One of the ways that powerful route optimization software helps distributors improve their strategic planning is through what-if scenarios. These are models of your distribution plans and network that enable you to predict the likely cost and delivery performance implications of making changes to your plans or network, letting you test new routes before you adopt them.
This requires powerful software with AI and machine learning to make those predictions in minutes. With it, you can test changes on the fly without risking late deliveries or other service interruptions. This gives you a lot of flexibility in terms of finding the plans that will work best for your business and your customers.
Predicting order volumes can be difficult, but there are some times of the year that you know will be heavy. If you’re a beer distributor, you know you need to move a lot more product around the Super Bowl, and your plans need to reflect that. If you’re just following your standard weekly route plan but have significant volume increases, you’re going to run into trouble quickly.

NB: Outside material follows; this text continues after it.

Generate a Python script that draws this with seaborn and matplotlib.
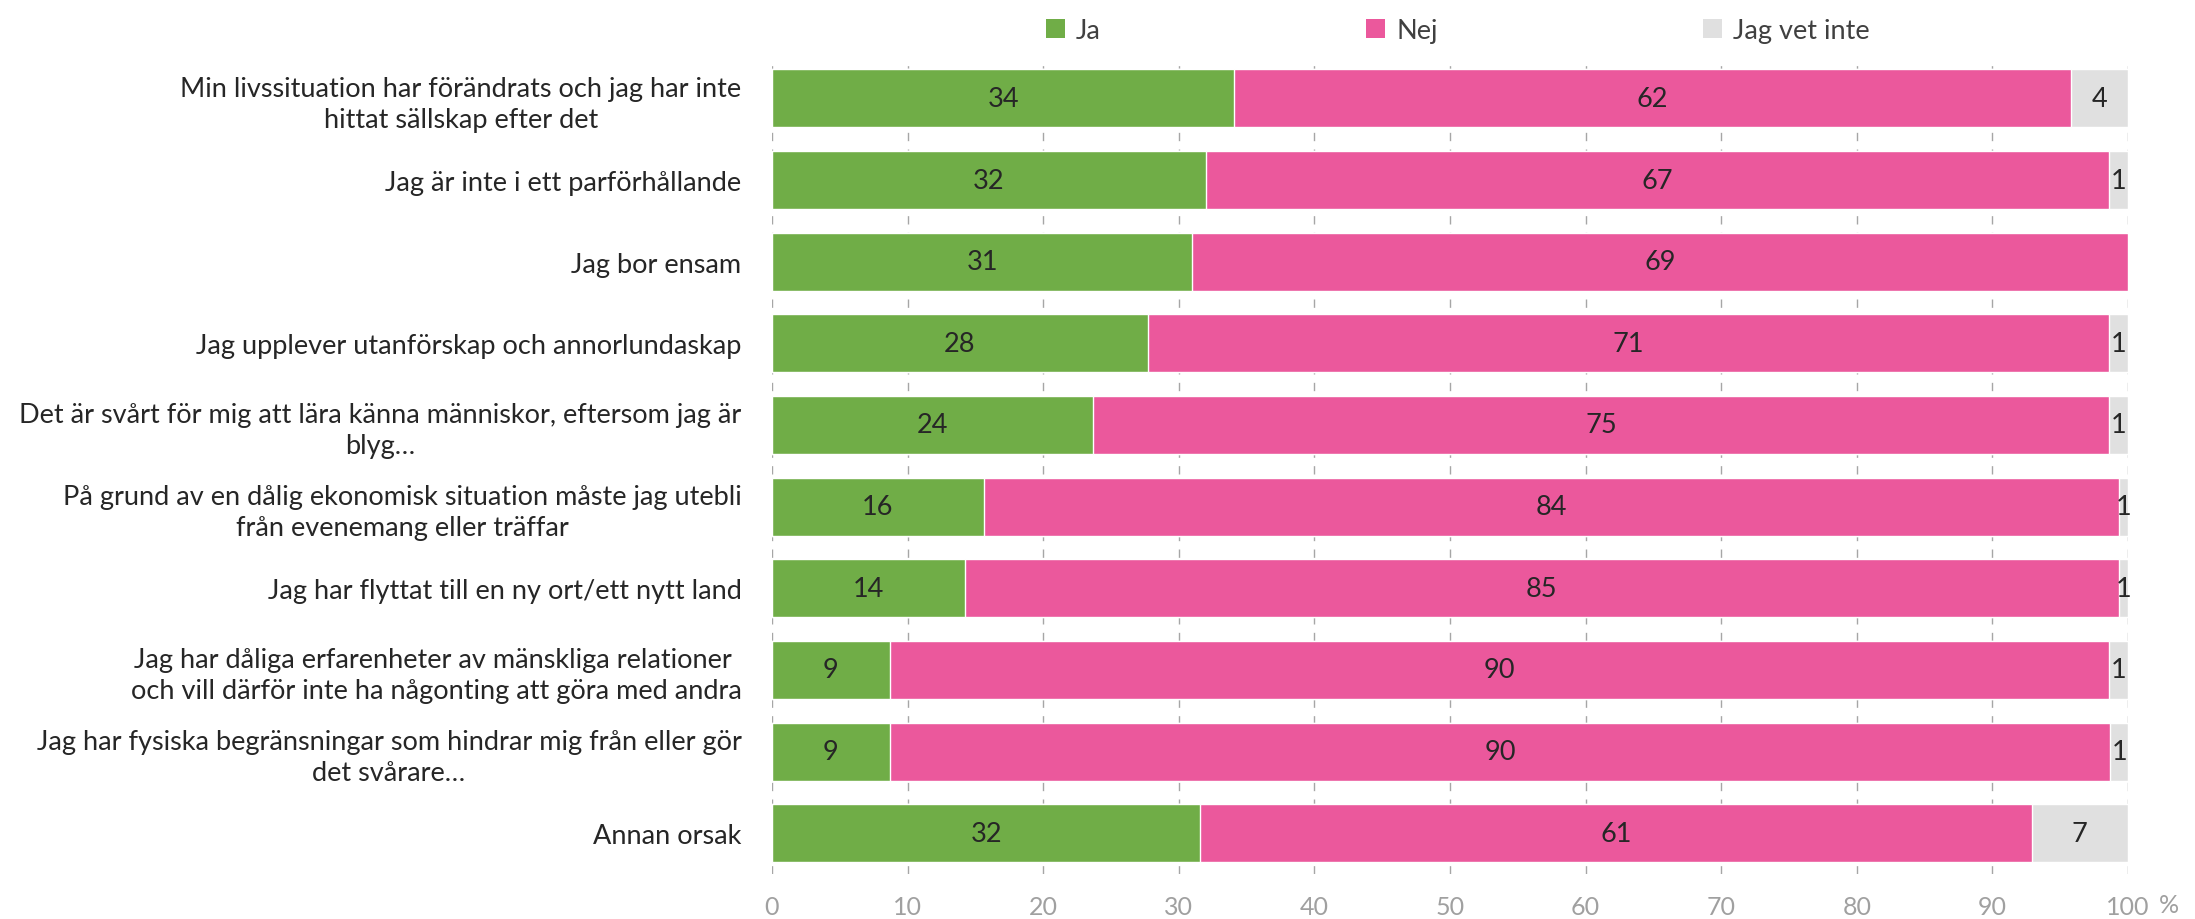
import matplotlib
matplotlib.use("Agg")
import matplotlib.pyplot as plt
from matplotlib.patches import Patch
import numpy as np
import pandas as pd
import seaborn as sns

categories = [
    "Min livssituation har förändrats och jag har inte\nhittat sällskap efter det",
    "Jag är inte i ett parförhållande",
    "Jag bor ensam",
    "Jag upplever utanförskap och annorlundaskap",
    "Det är svårt för mig att lära känna människor, eftersom jag är\nblyg…",
    "På grund av en dålig ekonomisk situation måste jag utebli\nfrån evenemang eller träffar",
    "Jag har flyttat till en ny ort/ett nytt land",
    "Jag har dåliga erfarenheter av mänskliga relationer \noch vill därför inte ha någonting att göra med andra",
    "Jag har fysiska begränsningar som hindrar mig från eller gör\ndet svårare…",
    "Annan orsak",
]
ja = [34.1, 32.0, 31.0, 27.7, 23.7, 15.6, 14.2, 8.7, 8.7, 31.6]
nej = [61.7, 66.6, 69.0, 70.9, 74.9, 83.7, 85.1, 89.9, 90.0, 61.3]
vet_inte = [4.2, 1.4, 0.0, 1.4, 1.4, 0.7, 0.7, 1.4, 1.3, 7.1]

series_names = ["Ja", "Nej", "Jag vet inte"]
colors = ["#70AD47", "#EB589C", "#E0E0E0"]
x_ticks = [0, 10, 20, 30, 40, 50, 60, 70, 80, 90, 100]

sns.set_theme(style="white")
plt.rcParams["font.family"] = ["Lato", "DejaVu Sans"]

df = pd.DataFrame({"kategori": categories, "Ja": ja, "Nej": nej, "Jag vet inte": vet_inte})
df["c_ja"] = df["Ja"]
df["c_nej"] = df["Ja"] + df["Nej"]
df["c_all"] = df["Ja"] + df["Nej"] + df["Jag vet inte"]

fig = plt.figure(figsize=(21.95, 9.2), dpi=100)
ax = fig.add_axes([0.3517, 0.0489, 0.6178, 0.8874])

# stacked bars: overlay cumulative totals, widest first
for col, color in zip(["c_all", "c_nej", "c_ja"], colors[::-1]):
    sns.barplot(data=df, x=col, y="kategori", orient="h", color=color,
                width=0.71, saturation=1, ax=ax, zorder=2)

ax.set_xlim(0, 100)
ax.set_ylim(len(categories) - 0.5, -0.5)
ax.set_xticks(x_ticks)
ax.set_xticklabels([str(t) for t in x_ticks], color="#A0A0A0", fontsize=18)
ax.set_xlabel("")
ax.set_ylabel("")
ax.tick_params(axis="y", length=0, pad=22)
ax.tick_params(axis="x", length=0, pad=15)
for lab in ax.get_yticklabels():
    lab.set_fontsize(19.5)
    lab.set_color("#262626")
    lab.set_multialignment("center")
    lab.set_linespacing(1.3)

ax.xaxis.grid(True, color="#A6A6A6", linestyle=(0, (6, 6)), linewidth=1.0, zorder=0)
ax.yaxis.grid(False)
ax.set_axisbelow(True)
for s in ax.spines.values():
    s.set_visible(False)

# segment values
for i in range(len(categories)):
    left = 0.0
    for name in series_names:
        v = df.loc[i, name]
        if v > 0:
            ax.text(left + v / 2, i, f"{v:.0f}", ha="center", va="center",
                    fontsize=19.5, color="#262626", zorder=5)
        left += v

ax.annotate("%", xy=(1.0, 0), xycoords="axes fraction", xytext=(22, -14),
            textcoords="offset points", ha="left", va="top",
            fontsize=18, color="#A0A0A0")

handles = [Patch(facecolor=c, edgecolor="none") for c in colors]
fig.legend(handles, series_names, loc="upper left", bbox_to_anchor=(0.4655, 1.006),
           ncol=3, frameon=False, fontsize=19.5, handlelength=0.7, handleheight=0.7,
           handletextpad=0.4, columnspacing=9.8, labelcolor="#404040")

fig.savefig("out.png", dpi=100)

With the right software, you can generate different plans to accommodate holidays, events and seasonality and maintain them in a central library. You can then activate the appropriate plan for any given week and do your daily route planning from there, staying agile and flexible as customer needs change over the course of the year and without sacrificing efficiency.
There will always be challenges around getting the right goods to the right clients at the right time, but outdated and inefficient routes don’t have to be one of them. Using strategic route planning backed by powerful route optimization software you can make routing faster and easier while also increasing route efficiency and delighting customers.